Les dixièmes élections législatives ont pratiquement rendu leur verdict. Le Parti socialiste (PS) d'Edi Rama, ancien maire de Tirana et âgé de 61 ans, en sort grand vainqueur (avec 52,08% des suffrages), face au Parti Démocratique (PD) de l'ancien premier ministre Sali Berisha (80 ans), son rival historique. C'est un règne qui se poursuit depuis septembre 2013.
Comme le soulignait le Tirana Times, quotidien albanais publié en anglais, l'histoire électorale de l'Albanie est marquée par des tensions, des manipulations et des doutes persistants quant à la légitimité du pouvoir.
Pour cette jeune démocratie, qui lançait ses dixièmes élections législatives depuis la chute du communisme en 1991, les chemins de traverse sont nombreux. «La transition démocratique n’est jamais un chemin rectiligne. Cette démocratie si chère elle peut ouvrir la voie à la liberté, mais elle peut aussi, paradoxalement, en organiser l’étouffement», analyse Vjosa Gervalla, directrice de l'association Albinfo.ch.
Elle nous ouvre une grille de lecture, alors que beaucoup parlent d'un peuple atteint «du syndrome de Stockholm qui admire ses bourreaux», comme le relevait un journaliste dans le Tages-Anzeiger.
Mais Edi Rama a ce charisme qui peut sauver les apparences. «C’est un homme cultivé, c’est un bon orateur, c’est un personnage qui arrive à séduire», souligne Vjosa Gervalla.
Elle poursuit:
Le pragmatisme du premier ministre fonctionne dans ce pays des Balkans, mais la succession des mandats lui a conféré un réel pouvoir. Selon les experts, le Parlement est devenu un «département» du gouvernement, voire du premier ministre lui-même, déplorait dimanche le Tirana Times.
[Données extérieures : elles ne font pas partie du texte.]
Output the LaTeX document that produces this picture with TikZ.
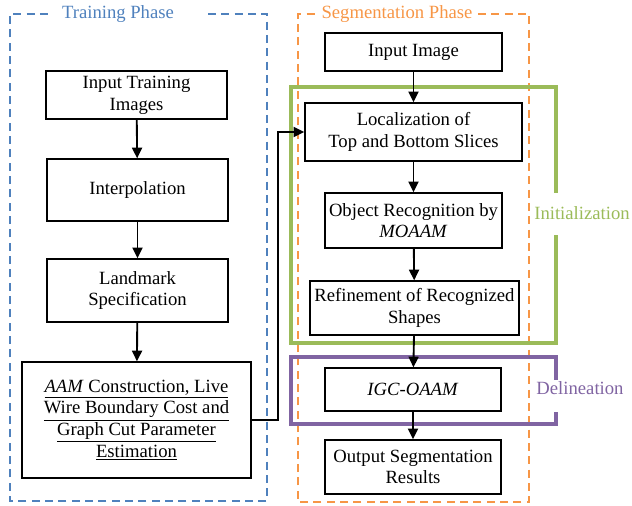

«L’accumulation du pouvoir interroge», questionne la directrice de l'association Albinfo.ch. Elle constate que «l’alternance semble s’être effacée derrière la continuité, et le progrès, s’il existe, paraît se faire contre la société, non avec elle».
Un indice, par exemple, pourrait être le désintérêt de la diaspora albanaise: cette année, les quelques 246 000 expatriés ont enfin pu voter pour la première fois, lors de ce scrutin. Mais leur participation a été plutôt faible. Un désintérêt qui appuierait un manque de clarté dans la politique menée par Edi Rama, selon ses détracteurs.
Ses opposants accusent même le premier ministre de transformer l’Albanie en un narco-Etat. L'empreinte du gouvernement est omniprésente et domine également le pouvoir local, les institutions indépendantes, les médias.
La corruption est aussi un réel souci au «Pays des Aigles». Depuis son arrivée au pouvoir en 2013, des milliards d'euros et de dollars ont été blanchis dans le secteur de la construction en Albanie, relate le Tages-Anzeiger. «Il ne fait désormais plus aucun doute que l'essor de la construction est financé par l'argent de la drogue et le crime organisé», écrivait à son tour le Tirana Times.
Du côté des médias, la liberté n'est pas tout à fait au rendez-vous, mis à mal par le pouvoir. Le rapport de Reporters sans frontières (RSF), paru en 2024, plaçait en 80e position le pays et écrivait que «la liberté de la presse et l'indépendance des médias sont menacés par les conflits d'intérêts entre le monde économique et politique».
Vient alors le rôle dans l'UE dans cette démocratie albanaise en pleine construction. Edi Rama a fait pour argument de campagne que l'Albanie rejoindrait l'Union européenne d'ici 2030 - le pays est membre de l'Otan depuis 2009.
Dix ans après l'obtention du statut de candidat (2014), le processus d'intégration n'a guère progressé.
Ce qui fait dire à Vjosa Gervalla:
L'implication mollassonne des 27 aurait tendance à laisser trop de liberté à Edi Rama. «Cette distance, chaque fois qu’elle se répète, affaiblit un peu plus sa voix dans la région. Et avec elle, l’idée même d’une démocratie vivante dans les Balkans», renseigne notre interlocutrice.
«A force de ne pas accompagner, elle laisse croître des pouvoirs qui s’installent, s’ancrent, et finissent par sembler naturels», conclut Vjosa Gervalla.
Si l'opposition critique le pouvoir exclusif d'Edi Rama, le peuple quitte les terres albanaises, comme en témoigne ces chiffres: en 13 ans, l'Albanie a perdu 420 000 habitants, selon le rapport rédigé par l’Institut albanais des Statistiques (Instat) publié en 2023. Des émigrés déçus par divers scandales de corruption et de blanchiment sous le joug du gouvernement d'Edi Rama. Malgré ça, l'opposition n'arrive pas à proposer un programme capable de faire tomber le désormais nouveau premier ministre.